Road To Nobel Wasn't That Easy For This Child Rights Activist
Union Law Ministry is organising the 17th National Webinar on Child Labour today as part of observing World Day Against Child Labour with the focus on empowering children to reshape their future by liberating them from the shackles of child labour. Many more such events are being held in the country to mark the occasion but here is an Indian who once stirred global conscience and made everyone talk about the largely ignored issue of child labour.
To put the issue on the global map, anti-child labour activist Kailash Satyarthi, now a Nobel Peace laureate, launched a Global March Against Child Labour from Manila in Philippines on 17th January 1998. He walked for around 80,000 km across 103 countries for over five months to culminate the march on 6th June 1998 at the UN headquarters in Geneva.

When 36 children, each of whom had once been a child labourer, from different parts of the world entered the corridors of the United Nations (UN) headquarters shouting slogans "Child labour, down, down", it was to be a watershed moment as it would change the ugly narrative of child labour globally.
This was at a time when there existed no international legal framework to prevent children from being pushed into labour, trafficking, prostitution and other dangerous occupations. The march had two basic demands: There should be an international law against child labour, and a day should be dedicated to the child labourers when the entire world should bring the issues, impact and policies regarding child labour to the fore.

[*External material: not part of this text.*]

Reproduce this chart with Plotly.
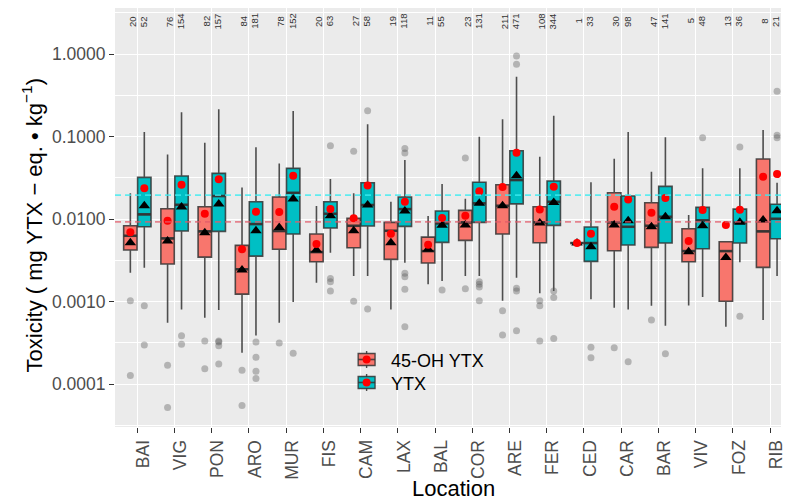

The march was participated by over 1.5 crore people, many of whom were world leaders like Prime Ministers, Presidents, Kings and Queens, and led to an unprecedented pressure on the UN as well as the International Labour Organization (ILO). There was no ignoring the issue any more. The world had to sit up and look at the atrocities of child labour in their own eyes, and resolve to do something about it.
One of the children, Govinda Khanal, who had accompanied Satyarthi in the global march, reminisces the many trials and tribulations they faced during the long, historic walk. "We crossed so many nations. I don't even remember the names of all the countries we crossed then. We would walk hours shouting slogans, performing street plays. We would be tired and sometimes due to paucity of funds, we didn't even have enough food."
Khanal, who was once a child labourer at the Indo-Nepal border, says, "With me were around 35 other children from different countries. All of us were either victims of child labour or slavery. We knew what these words meant and this cruel knowledge gave us a new lease of energy every time we felt tired during the walk."
When the march reached Geneva, there was an important annual convention of the ILO taking place in the UN conference centre Palais Des Nations. Over 2,000 dignitaries, ministers and representatives from 150 nations were in Geneva attending the convention. But everything almost stood still when the corridors of the UN headquarters reverberated with the slogans and demands of these children.
For the first time in the history of the ILO, the gates were opened for children who were there to talk about child labour, child slavery, child prostitution and child trafficking, and literally show the world the mirror. Breaking its tradition, the ILO allowed Kailash Satyarthi, a civilian, along with two children to address the convention. This is where the appeal to formulate an international law against child labour and a special day to mark child labour were made by him.
That set the ball rolling and on 17th June 1999, the ILO Convention 182, concerning the Prohibition and Immediate Action for the Elimination of the Worst Forms of Child Labour was passed. The convention was also unanimously adopted and ratified by 181 countries. India too ratified the convention on 13th June 2017.
In yet another first, the Convention 182 became the most rapidly ratified convention by all the 187 members of the organization. The other demand, for a special day to mark child labour, was also met and June 12 was thus declared as the World Day against Child Labour in 2002.
This is how one Indian, who became the voice of millions of child labourers in various parts of the world, changed the way the world looked at and treated this evil practice. Despite a Nobel in hand, the road ahead is still long and tumultuous but the millions of children who had accepted their agony and struggles as their destiny can now breathe in hope that the world is listening even as their sobs are being silenced.